The revolution in Yugoslavia -- spawned at the ballot box and played out dramatically on the streets of Serbia last week -- has now spread to almost every office building, bank, police station and ministry in the country.
"You know what Stalin did in 1935-1938, the purges. Well we have the same type of thing in Serbia now," said Bojan el Pinto, a Serbian political analyst and journalist, Wednesday. "There will not be shootings here. But all of those people in government institutions and public companies who are not loyal to the opposition will probably find themselves facing early retirement."
Political scientist Predrag Simic agrees. "[W]hat we are seeing now in state ministries and companies is revolution. It has turned out that electoral victory for Kostunica did not totally change the political system."
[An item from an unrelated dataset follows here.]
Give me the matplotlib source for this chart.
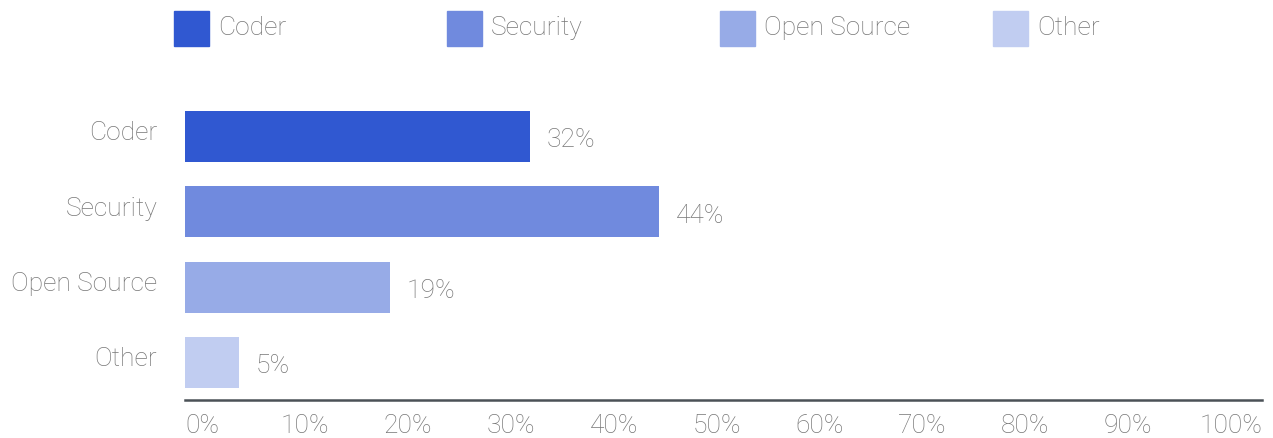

Those who had hitched their coattails to Milosevic's party over the past 13 years now find themselves being purged, humiliated and attacked by their angry fellow employees. Dozens of public company heads, many appointed to their posts as a reward for their loyalty to Milosevic, have been chased out of their offices by angry mobs of those who lost their jobs or were stalled in their careers because they were not useful players in Milosevic's system of patronage.
Former Serbian prime minister and Milosevic ally Radoman Bozovic is one executive chased out by employees unsympathetic to his new status this week. Bozovic was president of the large Yugoslav import-export company Genex. Monday, a "crisis committee" made up of some 400 laid-off Genex employees stormed Bozovic's offices, kicked him out and halted all transfer of company funds so, they said, he couldn't flee the country or steal from the company.
Bozovic called a press conference Wednesday to defend his reputation, his sound management of Genex and to appeal for an end to the mob takeover of Serbian institutions.
"This is not the way the opposition should try to take over firms," Bozovic said Wednesday. "Not with anarchy, not with violence. The change of government should happen in a legal way. There is an important question about respect and balance. The employees of state and public enterprises should vote on who its new management should be," Bozovic warned.
Even those sympathetic to the opposition concede that the seizure of public companies by members of seemingly ad hoc crisis committees is getting out of control.
"It seems a lot of directors of state companies are now trying to destroy some documentation, traces of their previous activities, whose methods were basically borrowed from the Mafia," Nenad Stefanovic, a journalist with the Belgrade weekly Vreme, said Wednesday. "But I believe opposition leaders will find a way out of this situation. They will try to cancel, as soon as possible, these crisis committees and activities because behind them a lot of ugly things are happening. A lot of people are going with a few armed bodyguards, declaring themselves some company's crisis committee and trying to take them over."
"We are in the middle of a very dangerous power vacuum. The situation is very chaotic," Stefanovic said. "We have a new president of Yugoslavia. But we don't have a federal government because the prime minister resigned. The Serbian government doesn't work because half its ministers have resigned ... This is a very dangerous period. Only the symbol of power has changed hands, at the presidential level, to Kostunica. Everything else is 50-50."